Социальная необходимость в выработке «надклассовой морали» возникает потому, что режим, устанавливающий и охраняющий привилегии для меньшинства населения, «не мог бы держаться и недели на одном насилии. Он нуждается в цементе морали. Выработка этого цемента составляет профессию мелкобуржуазных теоретиков и моралистов» [919].
В этой связи Троцкий напоминал, что в конце XIX века возникла целая школа философов, которая стремилась дополнить «ограниченный» классовый подход Маркса самодовлеющим, т. е. надклассовым нравственным принципом.

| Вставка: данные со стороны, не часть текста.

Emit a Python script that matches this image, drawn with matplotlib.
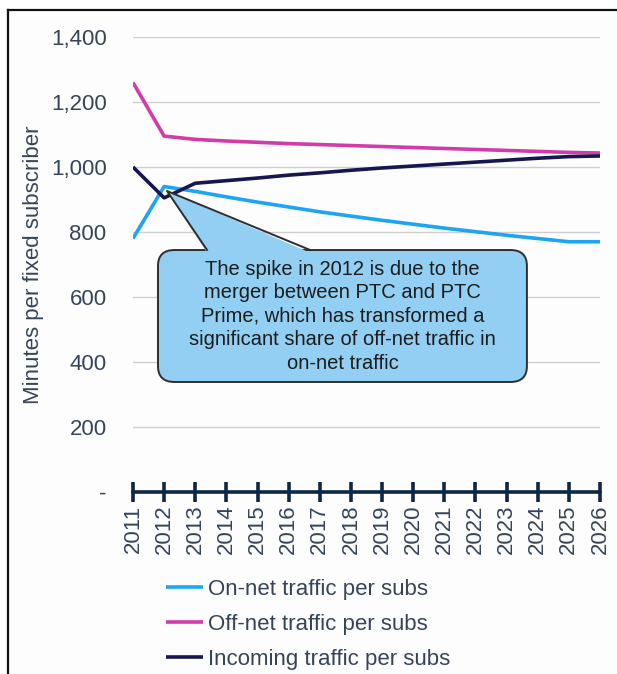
"""Minutes per fixed subscriber, 2011-2026, with the PTC merger callout."""
import matplotlib
matplotlib.use("Agg")
import matplotlib.pyplot as plt
from matplotlib.lines import Line2D
from matplotlib.patches import FancyBboxPatch, Polygon, Rectangle
from matplotlib.ticker import FuncFormatter

years = list(range(2011, 2027))
on_net = [780, 940, 925, 908, 892, 877, 862, 849, 836, 824, 812, 801, 790, 780, 770, 770]
off_net = [1260, 1095, 1085, 1080, 1076, 1072, 1069, 1066, 1063, 1060, 1057, 1054, 1051, 1048, 1045, 1043]
incoming = [1000, 905, 950, 958, 966, 975, 982, 990, 997, 1003, 1009, 1015, 1021, 1027, 1032, 1034]
series_labels = ["On-net traffic per subs", "Off-net traffic per subs", "Incoming traffic per subs"]
series_colors = ["#1ea5f2", "#d23caa", "#17164f"]
y_ticks = [0, 200, 400, 600, 800, 1000, 1200, 1400]
note = ("The spike in 2012 is due to the\nmerger between PTC and PTC\n"
        "Prime, which has transformed a\nsignificant share of off-net traffic in\n"
        "on-net traffic")

TEXT = "#36445a"
AXIS = "#0f2747"
FS = 16

plt.rcParams["font.family"] = ["Liberation Sans", "DejaVu Sans"]

fig = plt.figure(figsize=(6.17, 6.74), dpi=100, facecolor="#fdfdfd")
W, H = 617, 674
ax = fig.add_axes([133 / W, 1 - 492 / H, 467 / W, 455 / H])
ax.set_facecolor("#fdfdfd")

for vals, lab, col in zip([on_net, off_net, incoming], series_labels, series_colors):
    ax.plot(years, vals, color=col, lw=2.6, label=lab, solid_capstyle="butt", zorder=3)

ax.set_xlim(2011, 2026)
ax.set_ylim(0, 1400)
ax.set_yticks(y_ticks)
ax.yaxis.set_major_formatter(FuncFormatter(lambda v, p: "-" if v == 0 else f"{int(v):,}"))
ax.set_xticks(years)
ax.set_xticklabels([str(y) for y in years], rotation=90)

for s in ["top", "right", "left"]:
    ax.spines[s].set_visible(False)
ax.spines["bottom"].set_color(AXIS)
ax.spines["bottom"].set_linewidth(2.6)
ax.spines["bottom"].set_capstyle("round")
ax.tick_params(axis="y", length=0, pad=19, labelsize=FS, labelcolor=TEXT)
ax.tick_params(axis="x", direction="inout", length=14, width=2.6, color=AXIS,
               pad=2, labelsize=FS, labelcolor=TEXT)
for t in ax.xaxis.get_major_ticks():
    t.tick1line.set_clip_on(False)

for y in y_ticks[1:]:
    ax.axhline(y, color="#cfcfcf", lw=1, zorder=1)

ax.set_ylabel("Minutes per fixed subscriber", fontsize=FS, color=TEXT, labelpad=5)

# callout box (axes fraction coords)
box = FancyBboxPatch((0.0535, 0.2418), 0.79, 0.29,
                     boxstyle="round,pad=0,rounding_size=0.035",
                     transform=ax.transAxes, facecolor="#92cff2",
                     edgecolor="#2e2e2e", lw=1.4, zorder=5)
ax.add_patch(box)
tip = (0.0728, 0.6615)
bl = (0.1585, 0.532)
br = (0.379, 0.532)
wedge = Polygon([tip, (bl[0], bl[1] - 0.006), (br[0], br[1] - 0.006)], closed=True,
                transform=ax.transAxes, facecolor="#92cff2", edgecolor="none", zorder=6)
ax.add_patch(wedge)
ax.add_line(Line2D([bl[0], tip[0], br[0]], [bl[1], tip[1], br[1]], transform=ax.transAxes,
                   color="#2e2e2e", lw=1.4, zorder=7))
ax.text(0.4486, 0.386, note, transform=ax.transAxes, ha="center", va="center",
        fontsize=14.5, color="#1c1c1c", linespacing=1.3, zorder=8)

leg = fig.legend(loc="upper left", bbox_to_anchor=(166 / W, 1 - 579 / H), frameon=False,
                 fontsize=FS, handlelength=1.65, handletextpad=0.25, labelspacing=0.62,
                 borderaxespad=0, borderpad=0)
for txt in leg.get_texts():
    txt.set_color(TEXT)

# outer frame
fig.add_artist(Line2D([8 / W, 1], [1 - 10 / H, 1 - 10 / H], transform=fig.transFigure,
                      color="#111111", lw=1.6))
fig.add_artist(Line2D([8 / W, 8 / W], [0, 1 - 10 / H], transform=fig.transFigure,
                      color="#111111", lw=1.6))
fig.patches.append(Rectangle((0, 1 - 10 / H), 1, 10 / H,
                   transform=fig.transFigure, facecolor="white", zorder=-1))
fig.patches.append(Rectangle((0, 0), 8 / W, 1,
                   transform=fig.transFigure, facecolor="white", zorder=-1))

fig.savefig("out.png", dpi=100, facecolor=fig.get_facecolor())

Начав с Канта и его категорического императива, все эти теоретики и общественные деятели кончили тем, что превратились в ярых антикоммунистов и защитников религии. «Струве ныне — отставной министр крымского барона Врангеля и верный сын церкви; Булгаков — православный священник; Бердяев истолковывает на разных языках апокалипсис. Столь неожиданная, на первый взгляд, метаморфоза объясняется отнюдь не „славянской душой“ — у Струве немецкая душа — а размахом социальной борьбы в России. Основная тенденция этой метаморфозы, по существу, интернациональна».
Авторы, укорявшие большевиков в следовании принципу «цель оправдывает средства», обычно называли этот принцип иезуитским, поскольку он был впервые выдвинут в эпоху реформации, когда социальная борьба выступала в теологической форме — в виде борьбы между иезуитами и приверженцами других религиозных учений. «Такая внутренне противоречивая и психологически немыслимая доктрина,— писал Троцкий,— была злонамеренно приписана иезуитам их протестантскими, а отчасти католическими противниками, которые не стеснялись в средствах для достижения своей цели». В действительности же иезуитские теологи, ставившие, подобно теологам других школ, вопрос о личной ответственности, учили, что само по себе средство индифферентно в моральном смысле и что его моральное оправдание или осуждение вытекает из той цели, которой оно служит. «Так, выстрел сам по себе безразличен, выстрел в бешеную собаку, угрожающую ребёнку,— благо; выстрел с целью насилия и убийства — преступление. Ничего другого, кроме этих общих мест, богословы ордена не хотели сказать».
В соответствии с характером и интересами тех классов, на которые они опирались, иезуиты представляли реакцию, а протестанты — прогресс. Однако ограниченность этого прогресса находила отражение и в протестантской морали. «Так, „очищенное“ ими учение Христа вовсе не мешало городскому буржуа Лютеру призывать к истреблению восставших крестьян, как бешеных собак» [920].
Переходя к анализу диалектической взаимосвязи целей и средств, Троцкий подчёркивал, что марксизму чуждо их дуалистическое толкование. В практической жизни и в историческом движении цель и средства непрерывно меняются местами. Ближайшая цель становится средством для достижения более отдалённой цели.